How to Kill a Galaxy: Black Holes, Noisy Neighbours, and Cosmic Car Crashes by Dr Tim Davis

The host, Paul May, welcomed everyone to our new main lecture venue for the next year - the magnificent Great Hall of Queens House. Not bad for temporary lodgings!


Our "new" venue for the next year - Queen's House


A close shave

Chris Sutcliffe opened proceedings with an amusing look at the sky in the coming month. February had seen some close asteroid approaches within the lunar orbit but we need to save the date for the next really close one - 14 Aug 2032. Mercury provides the most interesting planetary viewing being visible just after sunset. And with the approaching vernal equinox Leo makes it's welcome re-appearance with its associated galaxy cluster targets.


Chris Sutcliffe presents "sky this month"

In the beginning....let there be light

Our speaker, Dr Tim Davis, started with the Big Bang 15 billion years ago. A second into the our universe's life it's boiling mass of elementary quark particles was starting to coalesce into baryons ie protons and neutrons. Three minutes in, and the first light elements were formed and three hundred thousand years later these ionic elements captured electrons to become neutral atoms. Photons could finally escape and we observe this snapshot of the early universe in the famous cosmic microwave background map.

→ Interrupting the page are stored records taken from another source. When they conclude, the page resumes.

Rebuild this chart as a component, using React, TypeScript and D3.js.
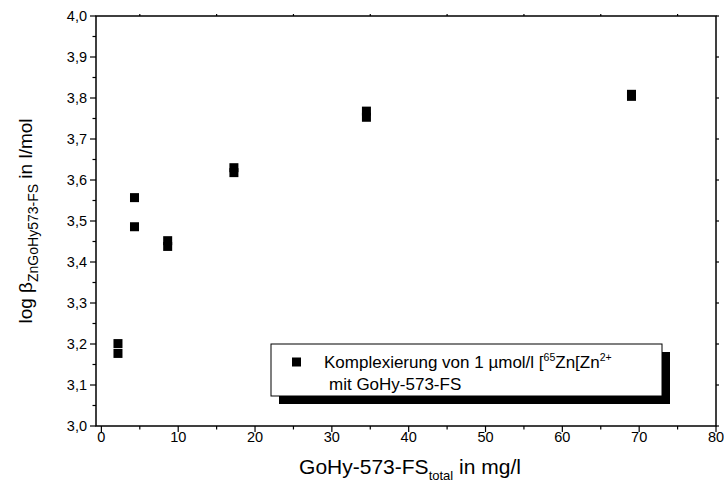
import React from "react";
import * as d3 from "d3";

// Total concentration of GoHy-573-FS (mg/l)
const concentrations = [2.16, 2.16, 4.31, 4.31, 8.63, 8.63, 17.25, 17.25, 34.5, 34.5, 69, 69];
// log beta values for the Zn–GoHy-573-FS complex (l/mol)
const logBeta = [3.201, 3.177, 3.557, 3.486, 3.452, 3.438, 3.630, 3.618, 3.768, 3.753, 3.809, 3.804];

const xMajorTicks = [0, 10, 20, 30, 40, 50, 60, 70, 80];
const xMinorTicks = [5, 15, 25, 35, 45, 55, 65, 75];
const yMajorTicks = [3.0, 3.1, 3.2, 3.3, 3.4, 3.5, 3.6, 3.7, 3.8, 3.9, 4.0];
const yMinorTicks = [3.05, 3.15, 3.25, 3.35, 3.45, 3.55, 3.65, 3.75, 3.85, 3.95];

const W = 724;
const H = 499;
const margin = { left: 96, right: 8, top: 16, bottom: 73 };
const FONT = "Arial, 'Liberation Sans', sans-serif";

export default function App() {
  const x = d3.scaleLinear().domain([-0.7, 80]).range([margin.left, W - margin.right]);
  const y = d3.scaleLinear().domain([3.0, 4.0]).range([H - margin.bottom, margin.top]);
  const [x0, x1] = x.range();
  const [y0, y1] = y.range();
  const fmt = (v: number) => v.toFixed(1).replace(".", ",");
  const sq = 9;

  const lx = 271, ly = 344, lw = 391, lh = 52, sh = 8;

  return (
    <svg width={W} height={H} style={{ position: "absolute", left: 0, top: 0 }} fontFamily={FONT}>
      <rect width={W} height={H} fill="#fff" />
      {/* frame */}
      <rect x={x0} y={y1} width={x1 - x0} height={y0 - y1} fill="none" stroke="#000" strokeWidth={1.5} />

      {/* bottom axis */}
      {xMajorTicks.map((t) => (
        <g key={"xm" + t}>
          <line x1={x(t)} x2={x(t)} y1={y0} y2={y0 + 6} stroke="#000" strokeWidth={1.2} />
          <text x={x(t)} y={y0 + 16} fontSize={14.5} textAnchor="middle">{t}</text>
        </g>
      ))}
      {xMinorTicks.map((t) => (
        <g key={"xn" + t}>
          <line x1={x(t)} x2={x(t)} y1={y0} y2={y0 + 3.5} stroke="#000" strokeWidth={1.2} />
          <line x1={x(t)} x2={x(t)} y1={y1} y2={y1 - 2} stroke="#000" strokeWidth={1.2} />
        </g>
      ))}

      {/* left axis */}
      {yMajorTicks.map((t) => (
        <g key={"ym" + t}>
          <line x1={x0 - 6} x2={x0} y1={y(t)} y2={y(t)} stroke="#000" strokeWidth={1.2} />
          <line x1={x1} x2={x1 + 3} y1={y(t)} y2={y(t)} stroke="#000" strokeWidth={1.2} />
          <text x={x0 - 9} y={y(t) + 5} fontSize={14.5} textAnchor="end">{fmt(t)}</text>
        </g>
      ))}
      {yMinorTicks.map((t) => (
        <line key={"yn" + t} x1={x0 - 3.5} x2={x0} y1={y(t)} y2={y(t)} stroke="#000" strokeWidth={1.2} />
      ))}

      {/* data */}
      {concentrations.map((c, i) => (
        <rect key={i} x={x(c) - sq / 2} y={y(logBeta[i]) - sq / 2} width={sq} height={sq} fill="#000" />
      ))}

      {/* legend */}
      <rect x={lx + sh} y={ly + sh} width={lw} height={lh} fill="#000" />
      <rect x={lx} y={ly} width={lw} height={lh} fill="#fff" stroke="#000" strokeWidth={1} />
      <rect x={292} y={357.5} width={sq} height={sq} fill="#000" />
      <text x={324} y={368} fontSize={17}>
        Komplexierung von 1 µmol/l [<tspan fontSize={10.5} dy={-7}>65</tspan>
        <tspan dy={7}>Zn[Zn</tspan>
        <tspan fontSize={10.5} dy={-7}>2+</tspan>
      </text>
      <text x={329} y={390} fontSize={17}>mit GoHy-573-FS</text>

      {/* axis titles */}
      <text x={410} y={474} fontSize={21} textAnchor="middle">
        GoHy-573-FS<tspan fontSize={13} dy={6}>total</tspan>
        <tspan dy={-6}> in mg/l</tspan>
      </text>
      <text transform={`translate(32, 221) rotate(-90)`} fontSize={19} textAnchor="middle">
        log β<tspan fontSize={14} dy={6}>ZnGoHy573-FS</tspan>
        <tspan dy={-6}> in l/mol</tspan>
      </text>
    </svg>
  );
}
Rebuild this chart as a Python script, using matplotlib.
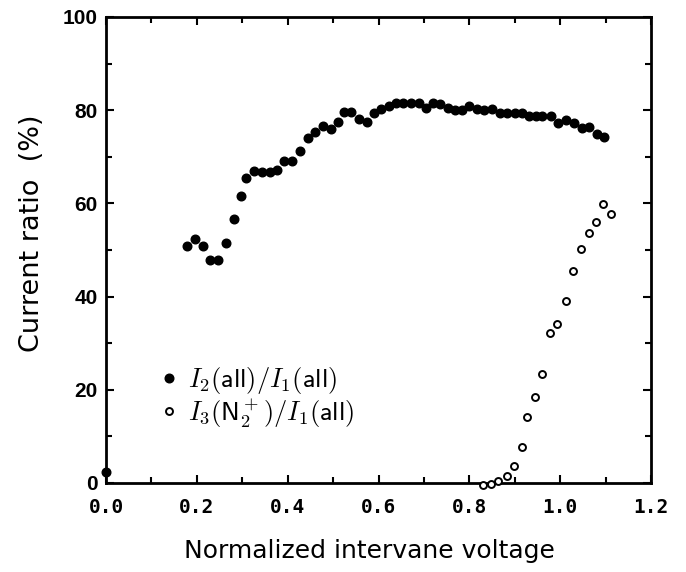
import matplotlib
matplotlib.use("Agg")
import matplotlib.pyplot as plt
from matplotlib.ticker import MultipleLocator

plt.rcParams['mathtext.fontset'] = 'cm'

# I2(all)/I1(all) -- filled circles
x_filled = [0.0, 0.179, 0.197, 0.2125, 0.229, 0.247, 0.264, 0.281, 0.297, 0.309, 0.326,
            0.344, 0.360, 0.377, 0.393, 0.410, 0.428, 0.444, 0.460, 0.478, 0.495,
            0.511, 0.524, 0.540, 0.557, 0.574, 0.590, 0.606, 0.623, 0.639, 0.655,
            0.672, 0.689, 0.705, 0.720, 0.736, 0.752, 0.769, 0.784, 0.800, 0.816,
            0.833, 0.850, 0.867, 0.884, 0.901, 0.917, 0.932, 0.947, 0.961, 0.980,
            0.996, 1.0125, 1.031, 1.047, 1.064, 1.081, 1.097]
y_filled = [2.4, 50.9, 52.4, 50.9, 47.9, 47.9, 51.6, 56.7, 61.6, 65.4, 67.0,
            66.7, 66.7, 67.2, 69.2, 69.2, 71.2, 74.0, 75.3, 76.6, 75.9,
            77.5, 79.7, 79.7, 78.1, 77.5, 79.5, 80.3, 80.8, 81.5, 81.5,
            81.5, 81.5, 80.4, 81.6, 81.4, 80.4, 80.0, 80.0, 80.8, 80.2,
            80.0, 80.2, 79.3, 79.3, 79.3, 79.5, 78.8, 78.8, 78.8, 78.8,
            77.2, 78.0, 77.3, 76.1, 76.3, 75.0, 74.3]

# I3(N2+)/I1(all) -- open circles
x_open = [0.829, 0.848, 0.864, 0.882, 0.899, 0.915, 0.928, 0.944, 0.961, 0.977,
          0.994, 1.012, 1.029, 1.046, 1.063, 1.079, 1.095, 1.113]
y_open = [-0.5, -0.2, 0.5, 1.4, 3.7, 7.7, 14.1, 18.5, 23.3, 32.1,
          34.1, 39.1, 45.6, 50.2, 53.6, 56.1, 59.8, 57.7]

label_filled = r"$I_2(\mathsf{all})/I_1(\mathsf{all})$"
label_open = r"$I_3(\mathsf{N}_2^+)/I_1(\mathsf{all})$"
xlabel = "Normalized intervane voltage"
ylabel = "Current ratio  (%)"
xticks = [0.0, 0.2, 0.4, 0.6, 0.8, 1.0, 1.2]
xticklabels = ["0.0", "0.2", "0.4", "0.6", "0.8", "1.0", "1.2"]
yticks = [0, 20, 40, 60, 80, 100]
yticklabels = ["0", "20", "40", "60", "80", "100"]

fig = plt.figure(figsize=(6.86, 5.72), dpi=100)
ax = fig.add_axes([106/686, 1 - 483/572, 545/686, 466/572])

ax.plot(x_filled, y_filled, 'o', color='black', markersize=6.2, mec='black',
        label=label_filled, clip_on=False, zorder=3)
ax.plot(x_open, y_open, 'o', mfc='white', mec='black', markersize=5.0, mew=1.4,
        label=label_open, clip_on=False, zorder=3)

ax.set_xlim(0, 1.2)
ax.set_ylim(0, 100)
ax.set_xticks(xticks)
ax.set_xticklabels(xticklabels, family='DejaVu Sans Mono', fontsize=14, fontweight='bold')
ax.set_yticks(yticks)
ax.set_yticklabels(yticklabels, family='Liberation Sans', fontsize=15, fontweight='bold')
ax.xaxis.set_minor_locator(MultipleLocator(0.1))
ax.yaxis.set_minor_locator(MultipleLocator(10))
ax.tick_params(which='both', direction='in', top=True, right=True, width=1.5)
ax.tick_params(which='major', length=6)
ax.tick_params(axis='x', which='major', pad=11)
ax.tick_params(axis='y', which='major', pad=6)
ax.tick_params(which='minor', length=4)
for s in ax.spines.values():
    s.set_linewidth(2)

ax.set_xlabel(xlabel, family='DejaVu Sans', fontsize=18)
ax.xaxis.set_label_coords(0.484, -0.12)
ax.set_ylabel(ylabel, family='DejaVu Sans', fontsize=19.5)
ax.yaxis.set_label_coords(-0.112, 0.536)

ax.legend(loc='lower left', bbox_to_anchor=(0.07, 0.086), frameon=False,
          fontsize=19, handletextpad=0.32, labelspacing=0.0, borderpad=0,
          handlelength=0.85)

fig.savefig("out.png", dpi=100)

Dr Tim Davis explains the formation of galaxies in the early Universe

This shows small variations in density - essentially amplified quantum fluctuations - but not enough to create the clumps of matter in today's universe. However, the map supports the current leading theory of a universe where baryonic mass only accounts for 5% of the universe's mass, with the rest composed of dark matter and dark energy. The dark matter does not interact with the hot particles but under gravitational forces forms a cosmic web that amplifies the small density variations. The intersections of this web become attractors of atomic matter, ie primordial gases. The first stars form within 100 million years and the first galaxies within 300 million years.


Murder most foul

Tim showed a brilliant simulation of how these initial galaxies are continually fed by gas to become ever larger. The problem is that this doesn't agree with observation. Although as amateur observational astronomers we like to focus on the photogenic spiral galaxies, the majority of the universes atomic matter is contained in dead elliptical galaxies. Why are galaxies not continually growing as in the simulation? The clue is in the correlation between the size of supermassive black holes (SMBH) that lie at the centre of most galaxies and the total mass of those galaxies. As the SMBH only impacts it's immediate vicinity, this makes no apparent sense.


Dr Tim Davis during his talk to the Flamsteed at Queen's House

Nothing in his life became him like the leaving it

Black holes. The answer appears to be in the extremely energetic jets that are thrown out by the interaction of black holes with their accretion disks. These contain so much energy that they can prevent the continued growth of galaxies. 


Cosmic car crashes. Another violent galaxy death occurs when two galaxies collide. Although the existing stars in each galaxy largely pass through each other, the gas becomes concentrated in the centre of the galaxies causing accelerated stellar formation in a starburst, but depleting the galaxy of gas for further expansion. 


Noisy neighbours. Galaxies form in clusters and in this environment the gas feedstock of individual galaxies can be blown away by a gravitational driven stream of hot gases, effectively killing the galaxy by strangulation.


Thank you Tim for a fascinating cosmic whodunit, a veritable tour de force that took us from the birth pangs of the universe to the death throes of it's largest objects and all told with great enthusiasm and panache!